Column | Kunst en cultuur zijn niet rechts of links

Een jaar of vijf moet ik geweest zijn, toen ik in de SRV-wagen bij ons in het dorp gewapend met een gulden van mijn moeder om een ‘Kinder Überraschung’ vroeg. Omringd door drie volwassenen en de eigenaar van de wagen probeerde ik te wijzen naar het ei dat ik van de televisie kende, maar het duurde een eeuwigheid voor ze me begrepen en ik opgelucht naar huis kon met het chocolade-ei. Van de Duitse televisie, waar we ook schlagers op zagen en krimi’s, had ik ongemerkt woorden opgepikt.

Mijn eerste Jane Eyre, van Charlotte Brontë, las ik als jong meisje in stripvorm. Ik leerde over het leven op het platteland en het hobbelige pad van de liefde. Op de lagere school kon ik al schelden als een motherfucker door de Amerikaanse films die we thuis zagen en dankzij mensen als Jos Brink en Robert Long die ik op televisie zag, vond ik homoseksualiteit normaal.

Dat is wat representatie doet: als je mensen ‘kent’, volgt acceptatie als vanzelfsprekend.

Als tiener leerde Madame Bovary van Flaubert me dat liefde geen misdaad is, en om niet snel te oordelen. En als volwassene ontdekte ik op de Arabische televisie wat het Arabisch is voor masturbatie en vergrootte ik mijn woordenschat enorm.

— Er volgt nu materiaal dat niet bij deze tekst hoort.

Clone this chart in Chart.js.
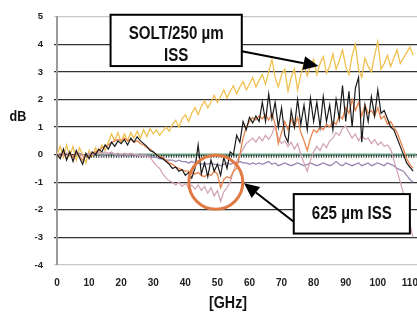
<!DOCTYPE html>
<html><head><meta charset="utf-8">
<script src="https://cdn.jsdelivr.net/npm/chart.js@4/dist/chart.umd.min.js"></script>
<style>html,body{margin:0;padding:0;overflow:hidden;background:#fff}canvas{display:block}</style>
</head><body>
<canvas id="c" width="430" height="314"></canvas>
<script>
// Frequency axis (GHz), one sample per GHz
const ghz = Array.from({length:112}, (_, i) => i);
const xTicks = [0,10,20,30,40,50,60,70,80,90,100,110];
const yTicks = [5,4,3,2,1,0,-1,-2,-3,-4];

// SOLT / 250 um ISS (yellow)
const solt = [0.0,0.3,-0.1,0.35,-0.05,0.3,-0.2,0.25,0.0,-0.3,0.15,-0.05,0.25,0.05,0.35,0.15,0.45,0.75,0.5,0.8,
0.45,0.75,0.5,0.8,0.6,0.85,0.6,0.9,0.65,0.95,0.75,0.9,0.7,0.85,1.0,0.85,1.1,1.25,1.0,1.3,
1.45,1.2,1.5,1.7,1.45,1.75,1.95,1.7,1.9,2.15,1.9,2.1,2.35,2.05,2.3,2.5,2.2,2.45,2.65,2.35,
2.55,2.8,2.45,2.7,2.9,2.55,3.0,3.45,2.8,2.45,2.9,3.1,2.3,2.8,3.1,2.35,2.9,3.3,2.85,3.2,
3.45,2.9,3.3,3.55,2.95,3.2,3.65,3.1,3.4,3.8,3.2,2.9,3.6,4.0,3.1,2.8,3.5,3.2,3.0,3.6,
4.1,3.1,3.3,3.6,3.2,3.5,3.8,3.3,3.5,3.7,3.9,3.6];

// black trace
const traceBlack = [0.0,-0.15,0.2,-0.2,0.1,-0.25,0.15,-0.1,-0.35,0.05,-0.15,0.1,0.0,0.2,0.1,0.35,0.2,0.45,0.3,0.5,
0.4,0.55,0.35,0.6,0.45,0.65,0.5,0.4,0.3,0.15,0.1,0.0,-0.1,-0.15,-0.25,-0.35,-0.5,-0.45,-0.6,-0.55,
-0.75,-0.65,-0.85,-0.5,0.35,-0.7,-0.3,-0.8,-0.2,-0.6,-0.35,-0.75,-0.1,-0.5,0.1,0.0,0.7,0.45,1.2,0.9,
1.35,1.15,1.4,1.2,1.9,1.2,2.2,1.3,1.9,1.0,1.7,0.7,0.45,1.6,1.0,2.0,1.1,1.8,0.9,2.05,
1.2,1.9,1.0,2.1,1.2,1.8,0.9,2.0,1.3,2.5,1.2,2.3,1.0,2.4,2.8,0.45,1.8,1.2,2.1,1.4,
2.35,1.5,1.6,1.3,1.0,0.9,0.6,0.3,0.0,-0.3,-0.45,-0.6];

// orange trace
const traceOrange = [0.0,-0.1,0.1,-0.15,0.05,-0.1,0.1,-0.05,-0.2,0.0,-0.1,0.05,0.1,0.15,0.25,0.3,0.35,0.45,0.5,0.55,
0.5,0.6,0.5,0.55,0.45,0.5,0.4,0.35,0.25,0.2,0.1,0.0,-0.05,-0.1,-0.2,-0.3,-0.35,-0.45,-0.5,-0.55,
-0.6,-0.6,-0.65,-0.7,-0.65,-0.75,-0.8,-0.7,-0.75,-0.6,-0.7,-1.2,-0.9,-0.8,-0.85,-0.6,-0.5,0.0,0.6,1.0,
1.2,1.35,1.25,1.4,1.3,1.45,1.25,1.5,1.1,0.4,0.8,1.2,0.9,1.3,1.0,1.35,0.8,0.5,0.15,0.6,
0.9,0.8,1.0,0.9,1.1,1.0,1.2,1.1,1.4,1.3,1.7,1.5,2.0,1.6,1.9,1.4,1.8,1.5,1.6,1.4,
1.7,1.3,1.4,1.1,1.2,1.0,0.8,0.5,0.2,-0.15,-0.35,-0.5];

// 625 um ISS (pink trace)
const iss625 = [0.0,0.05,-0.05,0.05,0.0,-0.05,0.05,0.0,-0.05,0.0,0.05,0.0,0.05,0.1,0.05,0.1,0.05,0.1,0.0,0.05,
0.0,0.05,0.0,0.05,0.0,0.0,-0.05,0.0,-0.05,-0.1,-0.25,-0.4,-0.5,-0.7,-0.85,-0.95,-1.0,-1.1,-1.0,-1.15,
-1.05,-1.2,-1.1,-1.25,-1.1,-1.3,-1.15,-1.4,-1.2,-1.5,-1.3,-1.7,-1.35,-1.2,-1.0,-0.6,-0.25,0.0,0.2,0.4,
0.5,0.6,0.45,0.65,0.5,0.7,0.55,0.75,1.05,0.6,0.4,0.5,0.3,0.45,0.2,0.4,0.0,-0.3,-0.6,-0.2,
0.1,0.3,0.15,0.4,0.25,0.5,0.6,0.8,0.7,0.95,1.05,0.8,0.6,0.75,0.5,0.7,0.55,0.6,0.4,0.55,
0.35,0.45,0.3,0.35,0.2,-0.2,-0.6,-1.0,-1.4,-1.9,-2.5,-3.0];

// purple trace
const tracePurple = [0.0,-0.05,0.0,0.05,0.0,-0.05,0.0,0.05,0.0,-0.05,0.0,0.0,0.05,0.0,-0.05,0.0,0.0,0.05,0.0,-0.05,
0.0,0.0,-0.05,0.0,0.0,-0.05,0.0,-0.05,0.0,-0.05,-0.1,-0.1,-0.15,-0.15,-0.2,-0.2,-0.2,-0.25,-0.2,-0.25,
-0.25,-0.3,-0.25,-0.3,-0.3,-0.35,-0.3,-0.35,-0.3,-0.35,-0.35,-0.4,-0.35,-0.3,-0.35,-0.3,-0.3,-0.25,-0.3,-0.3,
-0.35,-0.3,-0.35,-0.3,-0.35,-0.3,-0.25,-0.35,-0.3,-0.4,-0.35,-0.3,-0.35,-0.4,-0.35,-0.3,-0.35,-0.4,-0.35,-0.3,
-0.35,-0.4,-0.35,-0.3,-0.35,-0.4,-0.35,-0.25,-0.35,-0.4,-0.3,-0.35,-0.4,-0.35,-0.3,-0.4,-0.35,-0.3,-0.4,-0.35,
-0.3,-0.35,-0.4,-0.3,-0.35,-0.4,-0.5,-0.55,-0.6,-0.75,-0.9,-1.0];

// 0 dB reference line (teal) and its dotted overlay
const refX = [9, 112];
const refY = [0, 0];
const refDotsY = [-0.06, -0.06];

const pts = (xs, ys) => xs.map((x, i) => ({x, y: ys[i]}));
const FONT = "'Liberation Sans',Arial,sans-serif";
const SQ = 0.84; // horizontal condensing of the narrow face

const ds = (label, ys, color, w) => ({label, data: pts(ghz, ys), borderColor: color, borderWidth: w,
  pointRadius: 0, tension: 0, fill: false});

function narrowText(c, txt, x, y) {
  c.save(); c.translate(x, y); c.scale(SQ, 1); c.fillText(txt, 0, 0); c.restore();
}

const annot = {
  id: 'annot',
  afterDraw(chart) {
    const c = chart.ctx, X = chart.scales.x, Y = chart.scales.y;
    const px = v => X.getPixelForValue(v), py = v => Y.getPixelForValue(v);
    c.save();
    c.beginPath();
    c.arc(px(49.5), py(-1.0), 27, 0, Math.PI * 2);
    c.strokeStyle = '#e07a44'; c.lineWidth = 3; c.stroke();

    function arrow(x1, y1, x2, y2) {
      const a = Math.atan2(y2 - y1, x2 - x1), L = 15, H = 7;
      c.beginPath(); c.moveTo(x1, y1); c.lineTo(x2 - L * Math.cos(a), y2 - L * Math.sin(a));
      c.strokeStyle = '#000'; c.lineWidth = 2; c.stroke();
      c.beginPath(); c.moveTo(x2, y2);
      c.lineTo(x2 - L * Math.cos(a) + H * Math.sin(a), y2 - L * Math.sin(a) - H * Math.cos(a));
      c.lineTo(x2 - L * Math.cos(a) - H * Math.sin(a), y2 - L * Math.sin(a) + H * Math.cos(a));
      c.closePath(); c.fillStyle = '#000'; c.fill();
    }
    function box(x1, y1, x2, y2, lines) {
      const l = px(x1), r = px(x2), t = py(y1), b = py(y2);
      c.fillStyle = '#fff'; c.fillRect(l, t, r - l, b - t);
      c.strokeStyle = '#000'; c.lineWidth = 2; c.strokeRect(l, t, r - l, b - t);
      c.fillStyle = '#111'; c.font = 'bold 18px ' + FONT; c.textAlign = 'center'; c.textBaseline = 'middle';
      lines.forEach(([txt, dy]) => narrowText(c, txt, (l + r) / 2, t + dy));
    }
    arrow(px(57.6), py(3.75), px(81.5), py(3.21));
    box(16.7, 5.07, 57.6, 3.21, [['SOLT/250 µm', 19], ['ISS', 41]]);
    arrow(px(73.8), py(-2.43), px(58.3), py(-1.04));
    box(73.8, -1.43, 110.0, -2.86, [['625 µm ISS', 19.5]]);

    c.fillStyle = '#111'; c.textAlign = 'center'; c.textBaseline = 'middle';
    c.font = 'bold 15px ' + FONT; narrowText(c, 'dB', 18, 117);
    c.font = 'bold 17px ' + FONT; narrowText(c, '[GHz]', 228, 303);
    c.restore();
  }
};

new Chart(document.getElementById('c'), {
  type: 'line',
  data: {
    datasets: [
      ds('black', traceBlack, '#1a1a1a', 1.2),
      ds('orange', traceOrange, '#e8844e', 1.3),
      ds('625 µm ISS', iss625, '#d2a2b4', 1.2),
      ds('SOLT/250 µm ISS', solt, '#f0c050', 1.3),
      ds('purple', tracePurple, '#9a88b2', 1.3),
      {label: 'dots', data: pts(refX, refDotsY), borderColor: '#222', borderWidth: 3, borderDash: [1, 1.5], pointRadius: 0},
      {label: 'ref', data: pts(refX, refY), borderColor: '#6fa88e', borderWidth: 2.5, pointRadius: 0}
    ]
  },
  options: {
    responsive: false, animation: false, devicePixelRatio: 1,
    layout: {padding: {left: 0, top: 13, right: 2, bottom: 0}},
    plugins: {legend: {display: false}, tooltip: {enabled: false}},
    scales: {
      x: {
        type: 'linear', min: 0, max: 113,
        afterBuildTicks: s => { s.ticks = xTicks.map(v => ({value: v})); },
        afterFit: s => { s.height = 49; },
        grid: {display: false, drawTicks: false}, border: {display: false},
        ticks: {padding: 12, color: '#222', font: {family: FONT, weight: 'bold', size: 10}, autoSkip: false, maxRotation: 0}
      },
      y: {
        min: -4, max: 5,
        afterBuildTicks: s => { s.ticks = yTicks.map(v => ({value: v})); },
        afterFit: s => { s.width = 57; },
        grid: {
          color: c => (c.tick && (c.tick.value === 5 || c.tick.value === -4)) ? '#c8c8c8' : '#333',
          lineWidth: 1.2, tickLength: 3
        },
        border: {color: '#9a9a9a', width: 2},
        ticks: {padding: 11, color: '#222', font: {family: FONT, weight: 'bold', size: 9.5}}
      }
    }
  },
  plugins: [annot]
});
</script>
</body></html>
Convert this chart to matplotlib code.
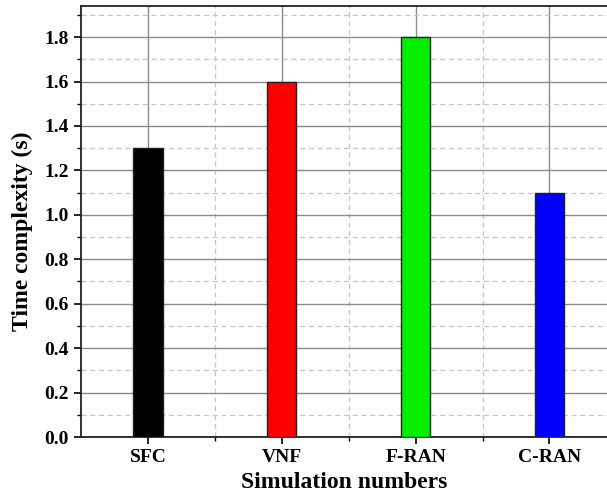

Media, kunst en cultuur: er wordt op neergekeken door een bepaald slag politici en hun volgers. Ze zouden elitair zijn, overbodig. Toegegeven, sommige mensen doen er ook gewichtig over. Voor elke zin die ze uitspreken schudden ze hun boekenkast uit om intelligent over te komen.

Maar het mooie van kunst, cultuur, literatuur, muziek en film is nou juist dat ze je leren om zélf woorden te vinden voor je gevoelens en gedachten. In de kunsten is alles mogelijk en alles bespreekbaar voor iedereen. Ze zijn een toevluchtsoord voor hen die eenzaam zijn en gezelschap zoeken, voor wie niet kan reizen, maar de wereld wel wil ontdekken, voor wie een gebroken hart heeft. Geef toe, iedereen heeft wel eens liefdesverdriet met poëzie proberen te verzachten. Ik bij herhaling.

Kunst en cultuur geven troost. Ze maken het onaanraakbare en onbekende tastbaar. Ze openen nieuwe werelden, verkleinen afstanden, prikkelen de fantasie en dwingen begrip af. Vorige week nog zag ik een fascinerende expositie, Women in Revolt!, in het Tate Britain over kunst en activisme in de Britse vrouwenbeweging. Een van de video-installaties was een vrouw die onophoudelijk schreeuwde. Ik begreep haar.

Vrouwenrechten moeten net als kunst en cultuur steeds opnieuw verdedigd worden. Nu weer. Wilders wil de NPO opdoeken (stank voor dank na alle gratis reclame voor hem), Omtzigt wil één publieke zender weg en de VVD wil 400 miljoen euro bezuinigen. Dan blijft er verdomd weinig over.

Er valt genoeg kritiek te geven op de NPO met die ambtelijke, a-creatieve bovenlaag van overbodige managers. Maar een sterke publieke omroep is essentieel. De NPO zou geen mikpunt moeten zijn van rancunepolitiek of de kijkcijferterreur waar makers aan onderworpen worden.

Natuurlijk zijn er commerciële omroepen, maar een publieke omroep zou bij uitstek een thuis moeten zijn voor iedereen: groot amusement, kleine producties, lange gesprekken, niche-documentaires.

Kunst en cultuur zijn niet rechts of links, maar voor iedereen, of je nu van hoge kunst of plat vermaak houdt. Een beetje zoals een gezond democratisch parlement waar iedere stem telt en niet alleen die van de meerderheid.

Hassnae Bouazza is schrijver, journalist, columnist en programmamaker.